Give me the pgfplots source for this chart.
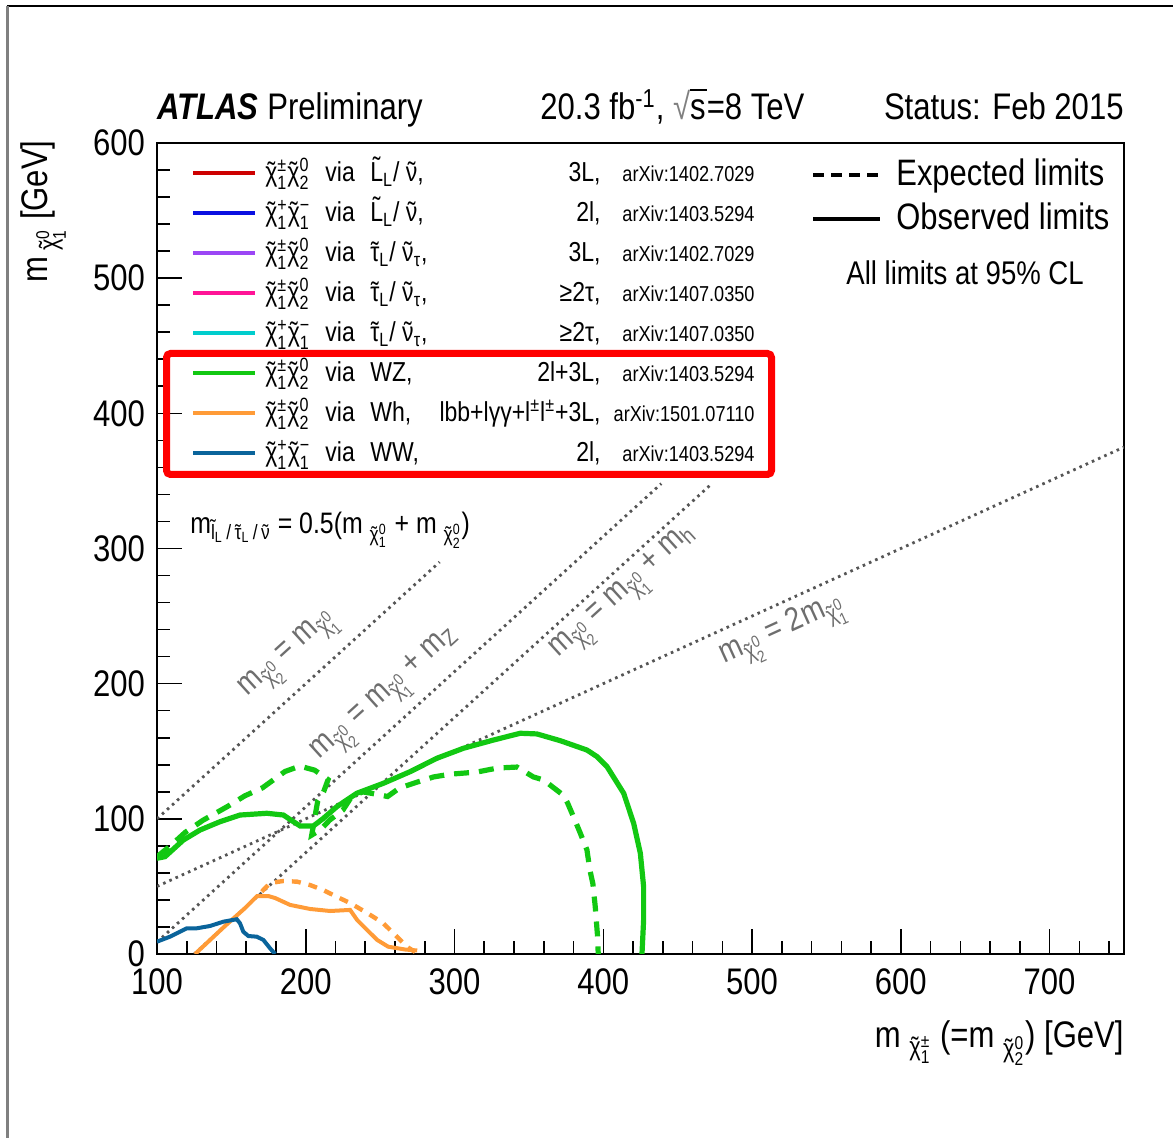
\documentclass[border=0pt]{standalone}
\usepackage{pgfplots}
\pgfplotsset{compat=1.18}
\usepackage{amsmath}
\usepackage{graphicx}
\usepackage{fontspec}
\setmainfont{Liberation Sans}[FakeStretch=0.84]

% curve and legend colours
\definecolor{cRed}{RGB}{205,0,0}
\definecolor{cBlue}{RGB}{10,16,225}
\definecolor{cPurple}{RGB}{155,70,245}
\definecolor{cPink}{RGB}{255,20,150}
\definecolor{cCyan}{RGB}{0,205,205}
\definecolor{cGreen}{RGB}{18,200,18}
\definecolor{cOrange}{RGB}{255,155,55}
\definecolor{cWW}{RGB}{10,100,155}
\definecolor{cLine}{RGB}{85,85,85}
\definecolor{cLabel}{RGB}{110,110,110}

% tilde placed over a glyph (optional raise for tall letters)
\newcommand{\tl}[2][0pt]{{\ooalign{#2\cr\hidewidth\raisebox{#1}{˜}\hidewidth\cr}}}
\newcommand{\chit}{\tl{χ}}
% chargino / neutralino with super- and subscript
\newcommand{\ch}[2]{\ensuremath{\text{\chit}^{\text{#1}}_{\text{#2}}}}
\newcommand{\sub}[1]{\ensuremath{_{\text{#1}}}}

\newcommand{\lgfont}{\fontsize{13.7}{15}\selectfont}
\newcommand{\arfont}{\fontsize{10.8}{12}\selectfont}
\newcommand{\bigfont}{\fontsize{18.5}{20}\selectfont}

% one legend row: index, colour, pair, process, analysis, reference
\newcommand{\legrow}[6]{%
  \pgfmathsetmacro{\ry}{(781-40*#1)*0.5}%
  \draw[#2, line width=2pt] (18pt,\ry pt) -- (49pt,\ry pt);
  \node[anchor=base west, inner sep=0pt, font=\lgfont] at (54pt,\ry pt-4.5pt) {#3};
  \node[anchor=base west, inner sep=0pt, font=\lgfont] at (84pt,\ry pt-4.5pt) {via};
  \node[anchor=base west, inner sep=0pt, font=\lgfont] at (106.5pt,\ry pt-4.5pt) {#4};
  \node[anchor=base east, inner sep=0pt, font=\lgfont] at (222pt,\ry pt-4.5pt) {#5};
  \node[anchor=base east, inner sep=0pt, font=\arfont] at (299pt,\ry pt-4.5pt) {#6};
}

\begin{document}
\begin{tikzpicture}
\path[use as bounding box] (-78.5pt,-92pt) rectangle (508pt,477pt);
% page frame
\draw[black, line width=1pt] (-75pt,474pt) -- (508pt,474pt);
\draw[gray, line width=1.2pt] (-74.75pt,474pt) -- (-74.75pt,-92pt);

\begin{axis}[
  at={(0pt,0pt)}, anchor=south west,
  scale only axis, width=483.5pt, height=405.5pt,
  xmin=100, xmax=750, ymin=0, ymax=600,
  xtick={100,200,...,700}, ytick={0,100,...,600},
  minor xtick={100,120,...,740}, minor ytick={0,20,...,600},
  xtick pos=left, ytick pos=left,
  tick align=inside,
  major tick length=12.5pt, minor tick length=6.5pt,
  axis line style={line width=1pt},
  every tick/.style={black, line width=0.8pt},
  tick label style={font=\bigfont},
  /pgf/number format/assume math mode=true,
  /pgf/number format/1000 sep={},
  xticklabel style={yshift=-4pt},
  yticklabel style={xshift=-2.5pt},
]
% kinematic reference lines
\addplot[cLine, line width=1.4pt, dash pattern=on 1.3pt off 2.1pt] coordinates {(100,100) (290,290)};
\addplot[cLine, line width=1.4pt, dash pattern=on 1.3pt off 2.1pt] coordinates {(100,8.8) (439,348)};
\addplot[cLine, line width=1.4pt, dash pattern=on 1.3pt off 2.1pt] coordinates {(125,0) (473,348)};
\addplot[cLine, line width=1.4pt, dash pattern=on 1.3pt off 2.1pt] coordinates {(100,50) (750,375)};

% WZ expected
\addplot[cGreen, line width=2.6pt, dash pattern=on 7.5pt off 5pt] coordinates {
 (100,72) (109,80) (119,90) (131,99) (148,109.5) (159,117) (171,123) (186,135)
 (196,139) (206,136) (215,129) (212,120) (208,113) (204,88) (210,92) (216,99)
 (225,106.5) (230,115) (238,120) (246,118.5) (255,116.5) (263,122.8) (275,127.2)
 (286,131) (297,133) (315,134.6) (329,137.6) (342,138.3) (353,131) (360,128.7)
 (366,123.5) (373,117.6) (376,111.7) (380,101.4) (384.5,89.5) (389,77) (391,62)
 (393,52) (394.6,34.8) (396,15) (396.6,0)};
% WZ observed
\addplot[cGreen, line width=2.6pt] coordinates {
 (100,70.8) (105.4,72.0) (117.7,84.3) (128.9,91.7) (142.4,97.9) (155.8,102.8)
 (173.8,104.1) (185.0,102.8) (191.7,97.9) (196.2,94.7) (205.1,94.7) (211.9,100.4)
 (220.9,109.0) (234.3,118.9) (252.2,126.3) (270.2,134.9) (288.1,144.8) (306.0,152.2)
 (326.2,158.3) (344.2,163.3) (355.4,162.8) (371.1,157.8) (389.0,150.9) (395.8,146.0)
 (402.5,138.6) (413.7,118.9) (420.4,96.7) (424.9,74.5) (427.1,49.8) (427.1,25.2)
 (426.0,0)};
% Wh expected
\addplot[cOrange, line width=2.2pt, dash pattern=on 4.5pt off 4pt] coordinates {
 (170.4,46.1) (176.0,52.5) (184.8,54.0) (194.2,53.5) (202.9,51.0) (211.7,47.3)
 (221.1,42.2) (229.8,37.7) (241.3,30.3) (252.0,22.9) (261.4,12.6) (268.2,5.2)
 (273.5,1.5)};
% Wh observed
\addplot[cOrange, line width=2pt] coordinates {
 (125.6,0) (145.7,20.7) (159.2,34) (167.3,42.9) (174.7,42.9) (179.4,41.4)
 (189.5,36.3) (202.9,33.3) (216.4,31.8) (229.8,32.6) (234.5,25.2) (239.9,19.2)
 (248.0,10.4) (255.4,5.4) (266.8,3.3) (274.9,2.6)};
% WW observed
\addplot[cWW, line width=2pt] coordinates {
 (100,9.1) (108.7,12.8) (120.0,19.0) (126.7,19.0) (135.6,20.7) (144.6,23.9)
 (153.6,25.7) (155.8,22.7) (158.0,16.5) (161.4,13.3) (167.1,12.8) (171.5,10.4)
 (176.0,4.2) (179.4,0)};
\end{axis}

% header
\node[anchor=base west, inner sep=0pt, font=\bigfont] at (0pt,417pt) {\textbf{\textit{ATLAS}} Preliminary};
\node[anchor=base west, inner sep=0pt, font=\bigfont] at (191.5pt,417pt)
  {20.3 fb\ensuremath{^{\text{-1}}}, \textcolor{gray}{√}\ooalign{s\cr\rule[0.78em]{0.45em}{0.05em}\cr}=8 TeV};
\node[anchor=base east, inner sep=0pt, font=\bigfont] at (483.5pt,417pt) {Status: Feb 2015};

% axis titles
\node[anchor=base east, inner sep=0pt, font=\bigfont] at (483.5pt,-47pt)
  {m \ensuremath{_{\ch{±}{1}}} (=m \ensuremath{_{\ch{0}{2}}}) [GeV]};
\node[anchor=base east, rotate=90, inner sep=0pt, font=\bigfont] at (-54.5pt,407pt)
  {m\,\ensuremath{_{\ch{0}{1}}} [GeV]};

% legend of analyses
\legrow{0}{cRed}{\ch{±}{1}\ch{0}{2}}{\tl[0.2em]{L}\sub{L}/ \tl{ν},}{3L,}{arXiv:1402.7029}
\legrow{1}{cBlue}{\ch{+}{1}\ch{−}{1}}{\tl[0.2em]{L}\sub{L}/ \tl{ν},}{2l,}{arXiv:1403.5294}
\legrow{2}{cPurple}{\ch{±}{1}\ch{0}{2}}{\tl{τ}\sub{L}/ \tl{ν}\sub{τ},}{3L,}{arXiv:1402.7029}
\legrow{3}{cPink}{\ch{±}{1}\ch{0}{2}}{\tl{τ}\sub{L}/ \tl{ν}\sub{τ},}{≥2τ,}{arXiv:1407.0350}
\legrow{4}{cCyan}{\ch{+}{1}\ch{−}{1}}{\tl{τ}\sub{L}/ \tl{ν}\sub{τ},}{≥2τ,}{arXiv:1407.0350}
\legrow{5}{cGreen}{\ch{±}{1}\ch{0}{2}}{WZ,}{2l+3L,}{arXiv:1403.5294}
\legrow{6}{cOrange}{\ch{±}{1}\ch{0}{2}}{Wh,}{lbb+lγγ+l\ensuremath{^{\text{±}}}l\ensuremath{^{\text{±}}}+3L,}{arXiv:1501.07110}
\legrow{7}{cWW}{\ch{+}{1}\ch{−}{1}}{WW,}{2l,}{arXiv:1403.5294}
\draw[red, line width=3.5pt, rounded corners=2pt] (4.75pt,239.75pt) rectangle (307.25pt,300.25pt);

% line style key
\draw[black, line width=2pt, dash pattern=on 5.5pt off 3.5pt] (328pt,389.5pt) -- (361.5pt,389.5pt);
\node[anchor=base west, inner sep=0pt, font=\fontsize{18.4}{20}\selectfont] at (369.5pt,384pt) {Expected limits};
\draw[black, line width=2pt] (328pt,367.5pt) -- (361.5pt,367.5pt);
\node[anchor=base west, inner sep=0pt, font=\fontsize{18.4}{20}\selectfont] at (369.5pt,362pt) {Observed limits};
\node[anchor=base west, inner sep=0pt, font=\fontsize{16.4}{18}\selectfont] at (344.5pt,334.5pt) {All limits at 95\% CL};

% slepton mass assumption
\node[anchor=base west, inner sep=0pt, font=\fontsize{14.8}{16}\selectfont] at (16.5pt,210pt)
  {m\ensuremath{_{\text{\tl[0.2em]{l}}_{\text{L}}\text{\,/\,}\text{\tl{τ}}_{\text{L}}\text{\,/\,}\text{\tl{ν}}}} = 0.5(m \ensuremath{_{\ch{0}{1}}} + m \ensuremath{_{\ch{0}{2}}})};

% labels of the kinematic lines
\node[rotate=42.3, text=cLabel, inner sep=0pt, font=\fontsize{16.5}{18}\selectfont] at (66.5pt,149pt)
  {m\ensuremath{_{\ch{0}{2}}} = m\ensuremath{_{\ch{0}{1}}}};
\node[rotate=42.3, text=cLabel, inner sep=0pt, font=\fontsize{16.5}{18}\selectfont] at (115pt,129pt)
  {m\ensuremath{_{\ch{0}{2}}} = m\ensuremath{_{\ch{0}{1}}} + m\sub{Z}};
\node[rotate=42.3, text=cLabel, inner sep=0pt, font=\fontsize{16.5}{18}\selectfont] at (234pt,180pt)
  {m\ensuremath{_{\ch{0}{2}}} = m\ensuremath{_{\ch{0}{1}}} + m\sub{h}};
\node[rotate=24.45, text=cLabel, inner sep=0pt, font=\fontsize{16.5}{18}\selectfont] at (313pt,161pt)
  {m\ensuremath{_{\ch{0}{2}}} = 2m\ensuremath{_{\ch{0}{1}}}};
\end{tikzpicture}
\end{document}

...

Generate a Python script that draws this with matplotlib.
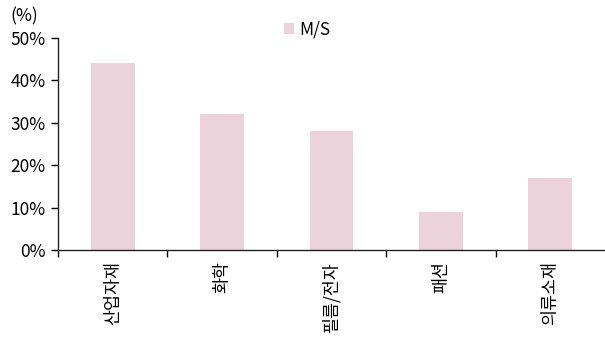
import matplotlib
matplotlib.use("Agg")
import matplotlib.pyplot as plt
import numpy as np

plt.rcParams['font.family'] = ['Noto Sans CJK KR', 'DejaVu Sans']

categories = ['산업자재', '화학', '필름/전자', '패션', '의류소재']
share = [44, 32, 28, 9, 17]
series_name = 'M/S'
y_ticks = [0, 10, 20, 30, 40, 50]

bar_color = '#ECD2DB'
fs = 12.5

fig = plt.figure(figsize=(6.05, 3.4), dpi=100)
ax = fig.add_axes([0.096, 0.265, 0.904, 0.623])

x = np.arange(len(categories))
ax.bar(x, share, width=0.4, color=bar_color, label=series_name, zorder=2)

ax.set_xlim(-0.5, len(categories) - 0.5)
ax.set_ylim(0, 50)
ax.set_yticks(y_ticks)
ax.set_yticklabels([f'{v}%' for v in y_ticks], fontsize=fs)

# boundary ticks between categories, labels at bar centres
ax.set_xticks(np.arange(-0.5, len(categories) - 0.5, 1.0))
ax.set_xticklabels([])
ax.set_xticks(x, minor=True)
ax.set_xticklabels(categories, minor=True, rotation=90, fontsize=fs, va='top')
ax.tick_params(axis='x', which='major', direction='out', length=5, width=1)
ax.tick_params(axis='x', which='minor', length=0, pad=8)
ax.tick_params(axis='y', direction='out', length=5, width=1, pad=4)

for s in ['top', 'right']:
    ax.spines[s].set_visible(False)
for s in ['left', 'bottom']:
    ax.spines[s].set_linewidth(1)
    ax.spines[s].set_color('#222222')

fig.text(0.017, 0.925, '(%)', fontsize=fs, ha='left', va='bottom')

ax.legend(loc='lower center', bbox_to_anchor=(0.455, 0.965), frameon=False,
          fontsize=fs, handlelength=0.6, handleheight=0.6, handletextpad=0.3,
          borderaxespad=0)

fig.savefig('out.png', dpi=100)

- **YOUR OBJECTIVE**: Starting at the line containing "Generate a Python" and ending at the line containing "fig.savefig('out.png', dpi=100)", copy those lines exactly, both included, and nothing more. Leave out any picture.

- **PROBLEM SOLUTION**:
Generate a Python script that draws this with matplotlib.
import matplotlib
matplotlib.use("Agg")
import matplotlib.pyplot as plt
import numpy as np

plt.rcParams['font.family'] = ['Noto Sans CJK KR', 'DejaVu Sans']

categories = ['산업자재', '화학', '필름/전자', '패션', '의류소재']
share = [44, 32, 28, 9, 17]
series_name = 'M/S'
y_ticks = [0, 10, 20, 30, 40, 50]

bar_color = '#ECD2DB'
fs = 12.5

fig = plt.figure(figsize=(6.05, 3.4), dpi=100)
ax = fig.add_axes([0.096, 0.265, 0.904, 0.623])

x = np.arange(len(categories))
ax.bar(x, share, width=0.4, color=bar_color, label=series_name, zorder=2)

ax.set_xlim(-0.5, len(categories) - 0.5)
ax.set_ylim(0, 50)
ax.set_yticks(y_ticks)
ax.set_yticklabels([f'{v}%' for v in y_ticks], fontsize=fs)

# boundary ticks between categories, labels at bar centres
ax.set_xticks(np.arange(-0.5, len(categories) - 0.5, 1.0))
ax.set_xticklabels([])
ax.set_xticks(x, minor=True)
ax.set_xticklabels(categories, minor=True, rotation=90, fontsize=fs, va='top')
ax.tick_params(axis='x', which='major', direction='out', length=5, width=1)
ax.tick_params(axis='x', which='minor', length=0, pad=8)
ax.tick_params(axis='y', direction='out', length=5, width=1, pad=4)

for s in ['top', 'right']:
    ax.spines[s].set_visible(False)
for s in ['left', 'bottom']:
    ax.spines[s].set_linewidth(1)
    ax.spines[s].set_color('#222222')

fig.text(0.017, 0.925, '(%)', fontsize=fs, ha='left', va='bottom')

ax.legend(loc='lower center', bbox_to_anchor=(0.455, 0.965), frameon=False,
          fontsize=fs, handlelength=0.6, handleheight=0.6, handletextpad=0.3,
          borderaxespad=0)

fig.savefig('out.png', dpi=100)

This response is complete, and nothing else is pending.